Legacy Code Analysis Features

The Tree-sitter analysis specifically supports:

  • Seam Detection: Identifies I/O operations, global state access, and constructor dependencies
  • Change Hotspots: Uses git history to identify frequently modified code
  • Dependency Analysis: Maps import relationships and call graphs
  • Test Coverage: Identifies untested public APIs
  • Refactoring Opportunities: Suggests dependency injection points and seam locations

File-Based Interaction

At gate steps, the AI creates files for interaction instead of requiring real-time chat:

  • Questions files: PRD_QUESTIONS.md, ARCH_QUESTIONS.md, TASKS_QUESTIONS.md, IMPL_QUESTIONS.md - Contains questions if AI needs more information
  • Output files: docs/PRD.md, docs/Architecture.md - Review and edit as needed
  • Progress tracking: .aidp-progress.yml - Tracks completion status

Answering Questions

When the AI creates a questions file, follow these steps:

  1. Edit the file directly: Add your answers below each question in the file
  2. Re-run the step: The AI will read your answers and complete the step
  3. Approve when satisfied: Mark the step complete and continue

The questions file is only created when the AI needs additional information beyond what it can infer from your project structure and existing files.

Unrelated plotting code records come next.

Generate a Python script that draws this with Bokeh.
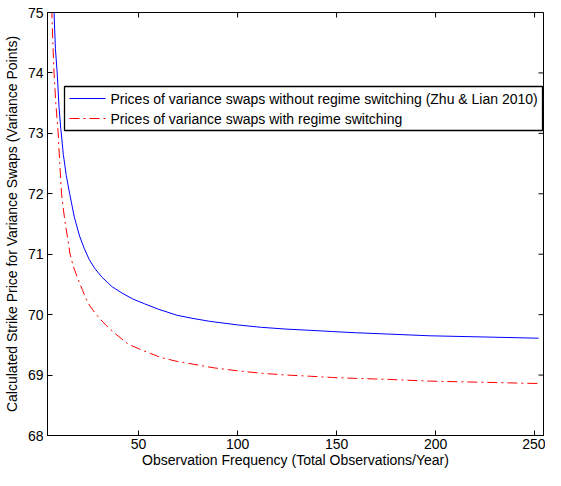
import math
from bokeh.plotting import figure
from bokeh.models import Range1d, FixedTicker, BoxAnnotation, Label
from bokeh.embed import file_html
from bokeh.resources import INLINE

# Observation frequency (total observations / year) and strike prices (variance points)
freq_no_rs = [6.5, 7.3, 8.0, 8.9, 9.8, 10.7, 12, 13.5, 15.2, 17.5, 20.2, 22.5, 25.1,
              28, 31.5, 36.7, 42, 47, 53, 60, 69.4, 77, 85.8, 100, 112, 125, 137,
              148, 160, 175, 197, 225, 252]
price_no_rs = [75.4, 75.0, 74.4, 74.0, 73.45, 73.08, 72.65, 72.3, 72.0, 71.62, 71.3,
               71.1, 70.91, 70.76, 70.62, 70.46, 70.35, 70.26, 70.18, 70.09, 69.99,
               69.94, 69.89, 69.83, 69.79, 69.76, 69.74, 69.72, 69.70, 69.68, 69.65,
               69.63, 69.61]

freq_rs = [5.8, 6.2, 6.7, 7.3, 8.2, 9.4, 10.2, 11.1, 12, 13, 14, 15.3, 17, 19.4,
           21.5, 23.5, 25.5, 28, 30.5, 33.4, 38, 44.8, 52, 61.3, 69, 77.6, 88, 100,
           112, 125, 137, 148, 160, 175, 197, 225, 252]
price_rs = [75.4, 75.0, 74.5, 74.0, 73.5, 73.0, 72.5, 72.0, 71.75, 71.5, 71.3, 71.02,
            70.8, 70.59, 70.42, 70.26, 70.14, 70.03, 69.93, 69.83, 69.69, 69.51, 69.41,
            69.29, 69.23, 69.18, 69.12, 69.07, 69.03, 69.0, 68.98, 68.96, 68.945,
            68.93, 68.90, 68.88, 68.86]

x_ticks = [50, 100, 150, 200, 250]
y_ticks = [68, 69, 70, 71, 72, 73, 74, 75]
x_limits = (4, 254.5)
y_limits = (68, 75)

label_no_rs = "Prices of variance swaps without regime switching (Zhu & Lian 2010)"
label_rs = "Prices of variance swaps with regime switching"
x_title = "Observation Frequency (Total Observations/Year)"
y_title = "Calculated Strike Price for Variance Swaps (Variance Points)"

FONT = "Liberation Sans"
FS = "14px"
BLUE = "#0000FF"
RED = "#FF0000"
DASH = "10 4 2 4"

FRAME_W, FRAME_H = 496, 423

p = figure(frame_width=FRAME_W, frame_height=FRAME_H, output_backend="svg",
           toolbar_location=None,
           x_range=Range1d(*x_limits), y_range=Range1d(*y_limits),
           min_border_left=47, min_border_right=2, min_border_top=12,
           min_border_bottom=35)
p.background_fill_color = "white"
p.border_fill_color = "white"
p.grid.visible = False
p.outline_line_color = "black"
p.outline_line_width = 1

for ax in (p.xaxis[0], p.yaxis[0]):
    ax.major_tick_in = 5
    ax.major_tick_out = 0
    ax.minor_tick_line_color = None
    ax.axis_line_color = "black"
    ax.major_tick_line_color = "black"
    ax.major_label_text_font = FONT
    ax.major_label_text_font_size = FS
    ax.major_label_text_color = "black"
    ax.axis_label_text_font = FONT
    ax.axis_label_text_font_size = FS
    ax.axis_label_text_font_style = "normal"
    ax.axis_label_text_color = "black"

p.xaxis[0].ticker = FixedTicker(ticks=x_ticks)
p.yaxis[0].ticker = FixedTicker(ticks=y_ticks)
p.xaxis[0].axis_label = x_title
p.yaxis[0].axis_label = y_title
p.xaxis[0].major_label_standoff = 3
p.xaxis[0].axis_label_standoff = 0
p.yaxis[0].major_label_standoff = 4
p.yaxis[0].axis_label_standoff = 5

# mirrored inward ticks on the top and right edges (MATLAB box style)
p.scatter(x_ticks, [y_limits[1]] * len(x_ticks), marker="dash", size=10,
          angle=math.pi / 2, line_color="black", line_width=1)
p.scatter([x_limits[1]] * len(y_ticks), y_ticks, marker="dash", size=10,
          line_color="black", line_width=1)

p.line(freq_no_rs, price_no_rs, line_color=BLUE, line_width=1)
p.line(freq_rs, price_rs, line_color=RED, line_width=1, line_dash=DASH)

# ---- legend, built by hand (screen offsets measured from the frame's bottom-left)
LEG_LEFT, LEG_RIGHT, LEG_BOTTOM, LEG_TOP = 17, 495, 305, 349
ROW_Y = [337, 317]
SAMPLE_X = (22, 58)
TEXT_X = 63


def sx_to_data(px):
    return x_limits[0] + px * (x_limits[1] - x_limits[0]) / FRAME_W


def sy_to_data(py):
    return y_limits[0] + py * (y_limits[1] - y_limits[0]) / FRAME_H


p.add_layout(BoxAnnotation(left=LEG_LEFT, right=LEG_RIGHT, bottom=LEG_BOTTOM, top=LEG_TOP,
                           left_units="screen", right_units="screen",
                           bottom_units="screen", top_units="screen",
                           fill_color="white", fill_alpha=1,
                           line_color="black", line_alpha=1, line_width=1.3,
                           level="underlay"))

for row_y, colour, dash, text in ((ROW_Y[0], BLUE, "solid", label_no_rs),
                                  (ROW_Y[1], RED, DASH, label_rs)):
    yd = sy_to_data(row_y)
    p.line([sx_to_data(SAMPLE_X[0]), sx_to_data(SAMPLE_X[1])], [yd, yd],
           line_color=colour, line_width=1, line_dash=dash)
    p.add_layout(Label(x=TEXT_X, y=row_y, x_units="screen", y_units="screen",
                       text=text, text_font=FONT, text_font_size=FS,
                       text_color="black", text_baseline="middle", text_align="left"))

open("out.html", "w").write(file_html(p, INLINE))
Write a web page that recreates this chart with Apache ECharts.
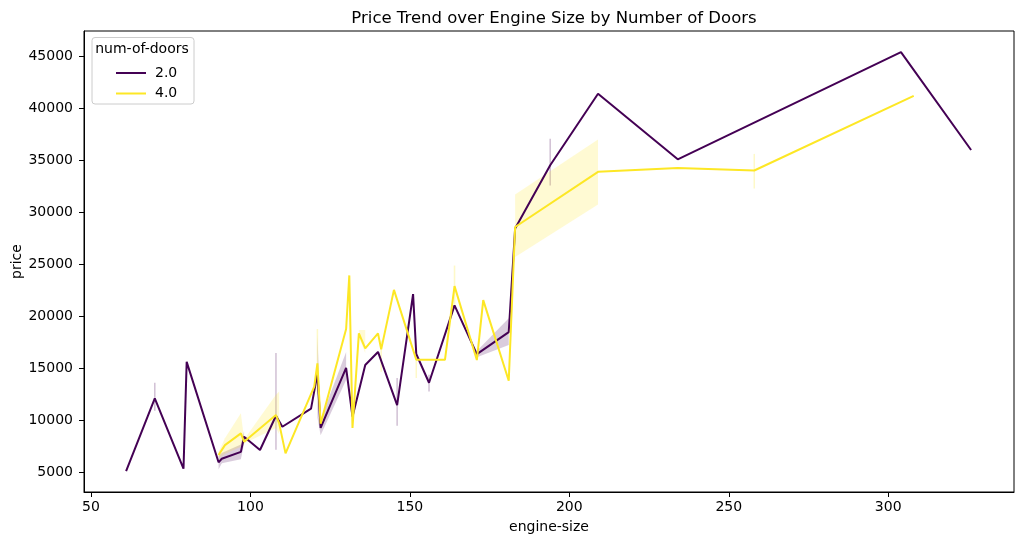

Your answers are preserved for future reference.

Workflow Examples

Standard Interactive Workflow

# Start Copilot mode (default)
aidp

# Copilot will guide you through:
# - Understanding your project goals
# - Selecting the right workflow (analysis, development, or both)
# - Answering questions about your requirements
# - Reviewing generated files (PRD, architecture, etc.)
# - Automatic execution with harness managing retries

Project Analysis

# High-level project analysis and documentation
aidp init

# Creates:
# - LLM_STYLE_GUIDE.md
# - PROJECT_ANALYSIS.md
# - CODE_QUALITY_PLAN.md

Progress Monitoring

# Watch progress in real-time
aidp checkpoint summary --watch

# Check job status
aidp jobs list
aidp checkpoint summary

Debug and Logging

# Enable debug output to see AI provider communication
AIDP_DEBUG=1 aidp

# Log to a file for debugging
AIDP_LOG_FILE=aidp.log aidp

# Combine both for full debugging
AIDP_DEBUG=1 AIDP_LOG_FILE=aidp.log aidp

Development

# Install dependencies
bundle install

# Install Tree-sitter parsers for development
./install_tree_sitter_parsers.sh

# Set up environment variables
export TREE_SITTER_PARSERS="$(pwd)/.aidp/parsers"

# Run tests
bundle exec rspec

# Run Tree-sitter analysis tests specifically
bundle exec rspec spec/aidp/analysis/
bundle exec rspec spec/integration/tree_sitter_analysis_workflow_spec.rb

# Run linter
bundle exec standardrb

# Auto-fix linting issues
bundle exec standardrb --fix

# Build gem
bundle exec rake build

Development Dependencies

The following system dependencies are required for development:

  • Tree-sitter - System library for parsing (install via brew install tree-sitter or package manager)
  • Ruby gems - All required gems are specified in aidp.gemspec and installed via bundle install

Contributing

See CONTRIBUTING.md for development setup and conventional commit guidelines.

Documentation

For detailed information:

Manual Workflow (Alternative)

The gem packages markdown prompts that can also be used directly with Cursor or any LLM. See the templates/ directory for the individual prompt files that can be run manually.